Organizations rarely plan for a data breach. This concept is usually too complex to plan a defensive strategy for, until long after it has occurred. Unfortunately experience breeds solutions and most organizations lack the insight into a large-scale data breach, from beginning to end, to determine the best way to secure their own network.
The RSA Incident Response team has helped all of our clients gain better situational awareness through a practical process of identifying normal behavior. This leads into a heightened recognition of abnormal activity across the enterprise. In a majority of our response efforts there have been missed indicators that at the very least could have significantly decreased the duration of the breach. In most instances the targeted organizations cripplingly relied on third party feeds and intelligence, which supply IOCs (typically in the form of IP Addresses, URLs, and hash values of malicious files), and reactively waiting for alerts from different devices. If these organizations had provided advanced instruments to proactively hunt for the existence of behavior and trade-craft that is present in some form, regardless of where the attacks originate from, they would have successfully thwarted most attackers before a domain-wide compromise occurred. A pivotal facet of detecting and defending against attacks is being able to locate artifacts and remnants that are representative of malicious activity, both in network traffic and on endpoints in a timely manner.

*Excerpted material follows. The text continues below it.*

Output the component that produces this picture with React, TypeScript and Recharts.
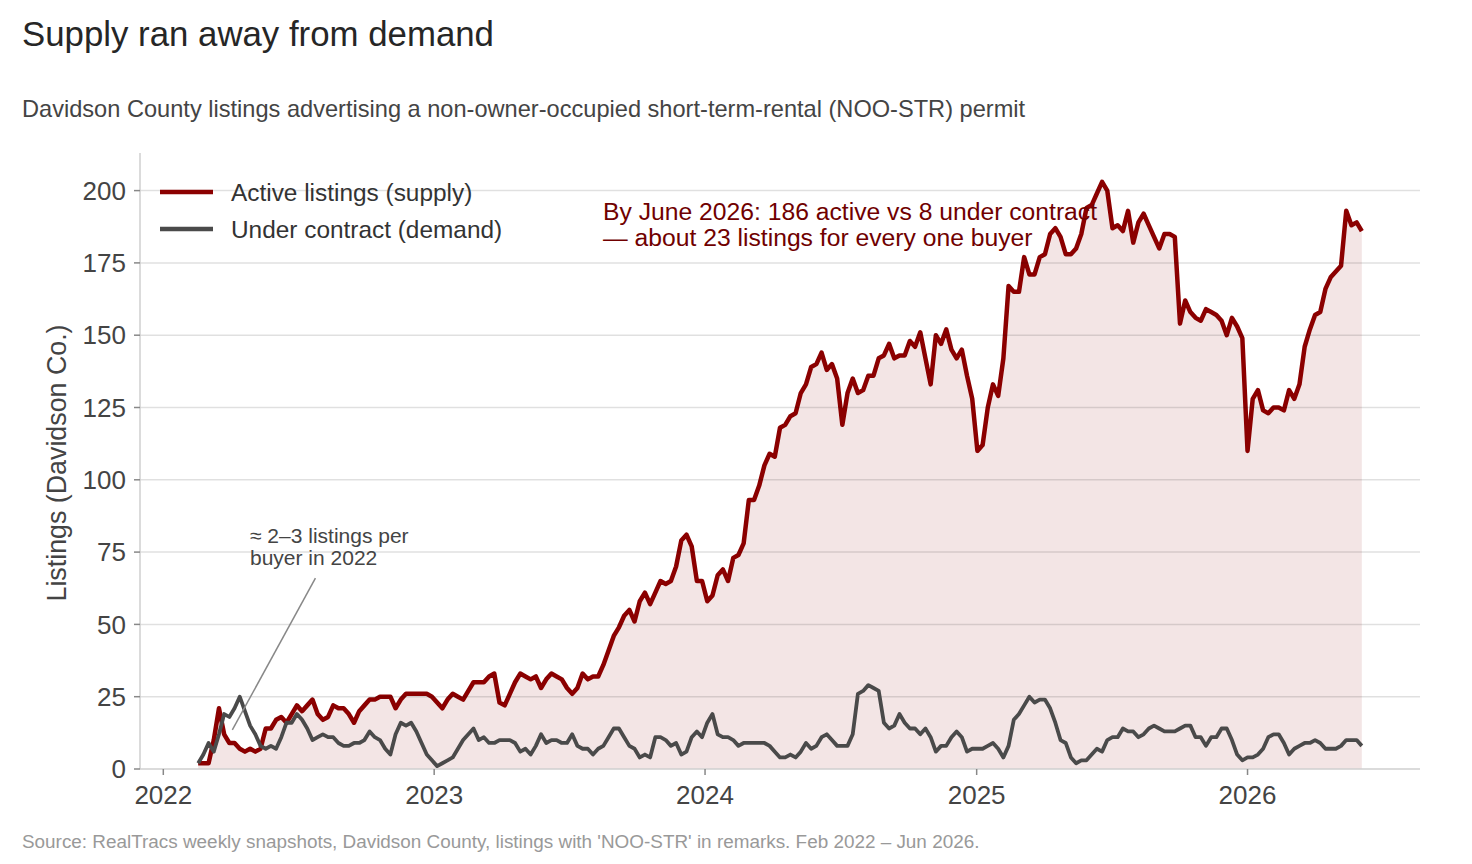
import {
  ComposedChart,
  Area,
  Line,
  XAxis,
  YAxis,
  ReferenceLine,
} from "recharts";

// weekly snapshots, first week below, one value per week
const FIRST_WEEK = "2022-02-17";

const ACTIVE = [
  2, 2, 2, 10, 21, 12, 9, 9, 7, 6,
  7, 6, 7, 14, 14, 17, 18, 16, 19, 22,
  20, 22, 24, 19, 17, 18, 22, 21, 21, 19,
  16, 20, 22, 24, 24, 25, 25, 25, 21, 24,
  26, 26, 26, 26, 26, 25, 23, 21, 24, 26,
  25, 24, 27, 30, 30, 30, 32, 33, 23, 22,
  26, 30, 33, 32, 31, 32, 28, 31, 33, 32,
  31, 28, 26, 28, 33, 31, 32, 32, 36, 41,
  46, 49, 53, 55, 51, 58, 61, 57, 61, 65,
  64, 65, 70, 79, 81, 77, 65, 65, 58, 60,
  67, 69, 65, 73, 74, 78, 93, 93, 98, 105,
  109, 108, 118, 119, 122, 123, 130, 133, 139, 140,
  144, 138, 140, 135, 119, 130, 135, 130, 131, 136,
  136, 142, 143, 147, 142, 143, 143, 148, 146, 151,
  142, 133, 150, 147, 152, 145, 142, 145, 136, 128,
  110, 112, 125, 133, 129, 142, 167, 165, 165, 177,
  171, 171, 177, 178, 185, 187, 184, 178, 178, 180,
  185, 194, 195, 199, 203, 200, 187, 188, 186, 193,
  182, 189, 192, 188, 184, 180, 185, 185, 184, 154,
  162, 158, 156, 155, 159, 158, 157, 155, 150, 156,
  153, 149, 110, 128, 131, 124, 123, 125, 125, 124,
  131, 128, 133, 146, 152, 157, 158, 166, 170, 172,
  174, 193, 188, 189, 186,
];

const UNDER_CONTRACT = [
  2, 5, 9, 6, 12, 19, 18, 21, 25, 20,
  15, 12, 8, 7, 8, 7, 11, 16, 16, 19,
  17, 14, 10, 11, 12, 11, 11, 9, 8, 8,
  9, 9, 10, 13, 11, 10, 7, 5, 12, 16,
  15, 16, 13, 9, 5, 3, 1, 2, 3, 4,
  7, 10, 12, 14, 10, 11, 9, 9, 10, 10,
  10, 9, 6, 7, 5, 8, 12, 9, 10, 10,
  9, 9, 12, 8, 7, 7, 5, 7, 8, 11,
  14, 14, 11, 8, 7, 4, 5, 4, 11, 11,
  10, 8, 9, 5, 6, 11, 13, 11, 16, 19,
  12, 11, 11, 10, 8, 9, 9, 9, 9, 9,
  8, 6, 4, 4, 5, 4, 6, 9, 7, 8,
  11, 12, 10, 8, 8, 8, 12, 26, 27, 29,
  28, 27, 16, 14, 15, 19, 16, 14, 14, 12,
  14, 11, 6, 8, 8, 11, 13, 11, 6, 7,
  7, 7, 8, 9, 7, 4, 8, 17, 19, 22,
  25, 23, 24, 24, 21, 16, 10, 9, 4, 2,
  3, 3, 5, 7, 6, 10, 11, 11, 14, 13,
  13, 11, 12, 14, 15, 14, 13, 13, 13, 14,
  15, 15, 11, 11, 8, 11, 11, 14, 14, 10,
  5, 3, 4, 4, 5, 7, 11, 12, 12, 9,
  5, 7, 8, 9, 9, 10, 9, 7, 7, 7,
  8, 10, 10, 10, 8,
];

const YEARS = [2022, 2023, 2024, 2025, 2026];
const Y_TICKS = [0, 25, 50, 75, 100, 125, 150, 175, 200];

// annotation pointer for the 2022 note (date, listings)
const NOTE_FROM = { date: "2022-07-25", value: 66 };
const NOTE_TO = { date: "2022-04-04", value: 13.5 };

const DAY = 86400000;
const FONT = "'Liberation Sans', Arial, Helvetica, sans-serif";
const RED = "#8b0000";
const GREY = "#4a4a4a";

const t0 = Date.parse(FIRST_WEEK);
const rows = ACTIVE.map((a, i) => ({
  t: t0 + i * 7 * DAY,
  active: a,
  contract: UNDER_CONTRACT[i],
}));
const tEnd = rows[rows.length - 1].t;
const pad = (tEnd - t0) * 0.05;
const yearTicks = YEARS.map((y) => Date.UTC(y, 0, 1));

const LEGEND = [
  { label: "Active listings (supply)", color: RED },
  { label: "Under contract (demand)", color: GREY },
];

export default function App() {
  return (
    <div
      style={{
        position: "absolute",
        left: 0,
        top: 0,
        width: 1472,
        height: 864,
        background: "#fff",
        fontFamily: FONT,
      }}
    >
      <ComposedChart
        width={1472}
        height={864}
        data={rows}
        margin={{ top: 153, right: 52, bottom: 55, left: 80 }}
      >
        <XAxis
          dataKey="t"
          type="number"
          domain={[t0 - pad, tEnd + pad]}
          ticks={yearTicks}
          tickFormatter={(v) => String(new Date(v).getUTCFullYear())}
          height={40}
          tick={{ fontSize: 26, fill: "#444", fontFamily: FONT }}
          tickLine={{ stroke: "#888", strokeWidth: 1.5 }}
          tickSize={6}
          tickMargin={11}
          axisLine={{ stroke: "#cfcfcf", strokeWidth: 1.5 }}
          allowDataOverflow
        />
        <YAxis
          domain={[0, 213]}
          ticks={Y_TICKS}
          width={60}
          tick={{ fontSize: 26, fill: "#444", fontFamily: FONT }}
          tickLine={{ stroke: "#888", strokeWidth: 1.5 }}
          tickSize={6}
          tickMargin={8}
          axisLine={{ stroke: "#cfcfcf", strokeWidth: 1.5 }}
          allowDataOverflow
        />
        <Area
          type="linear"
          dataKey="active"
          stroke={RED}
          strokeWidth={4.5}
          strokeLinejoin="round"
          fill={RED}
          fillOpacity={0.1}
          dot={false}
          activeDot={false}
          isAnimationActive={false}
        />
        {Y_TICKS.slice(1).map((v) => (
          <ReferenceLine key={v} y={v} stroke="#000" strokeOpacity={0.12} strokeWidth={1.5} />
        ))}
        <Line
          type="linear"
          dataKey="contract"
          stroke={GREY}
          strokeWidth={3.8}
          strokeLinejoin="round"
          dot={false}
          activeDot={false}
          isAnimationActive={false}
        />
        <ReferenceLine
          segment={[
            { x: Date.parse(NOTE_FROM.date), y: NOTE_FROM.value },
            { x: Date.parse(NOTE_TO.date), y: NOTE_TO.value },
          ]}
          stroke="#888"
          strokeWidth={1.5}
        />
      </ComposedChart>

      <svg
        width={1472}
        height={864}
        style={{ position: "absolute", left: 0, top: 0, pointerEvents: "none" }}
        fontFamily={FONT}
      >
        <text x={22} y={46} fontSize={34.8} fill="#262626">
          Supply ran away from demand
        </text>
        <text x={22} y={117} fontSize={23.6} fill="#444">
          Davidson County listings advertising a non-owner-occupied short-term-rental (NOO-STR) permit
        </text>
        {LEGEND.map((it, i) => (
          <g key={it.label}>
            <line x1={160} x2={213} y1={192 + i * 37} y2={192 + i * 37} stroke={it.color} strokeWidth={4.5} />
            <text x={231} y={201 + i * 37} fontSize={24.4} fill="#333">
              {it.label}
            </text>
          </g>
        ))}
        <text x={603} y={220} fontSize={24.7} fill="#700000">
          By June 2026: 186 active vs 8 under contract
        </text>
        <text x={603} y={246} fontSize={24.7} fill="#700000">
          — about 23 listings for every one buyer
        </text>
        <text x={250} y={543} fontSize={21} fill="#444">
          ≈ 2–3 listings per
        </text>
        <text x={250} y={565} fontSize={21} fill="#444">
          buyer in 2022
        </text>
        <text
          x={0}
          y={0}
          fontSize={26.8}
          fill="#444"
          textAnchor="middle"
          transform="translate(66 463) rotate(-90)"
        >
          Listings (Davidson Co.)
        </text>
        <text x={22} y={848} fontSize={18.9} fill="#999">
          Source: RealTracs weekly snapshots, Davidson County, listings with 'NOO-STR' in remarks. Feb 2022 – Jun 2026.
        </text>
      </svg>
    </div>
  );
}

By harnessing years of incident response practices, methodologies and successes, the presentation that I am giving at this year’s RSA Conference, covers a brief overview of the evolution of both targeted and advanced attacks. Feedback and results of a large-scale response to a recent targeted attack aims to prepare security teams to learn from the experience of others before disaster strikes their organization. By being tool agnostic, and focusing on advanced methodologies, we unveil how to hunt for and investigate targeted attacks. An overview of an actual attack, detailing aspects from the reconnaissance phase through remediation efforts will be discussed in detail revealing how organizations can address the continual challenge of early detection.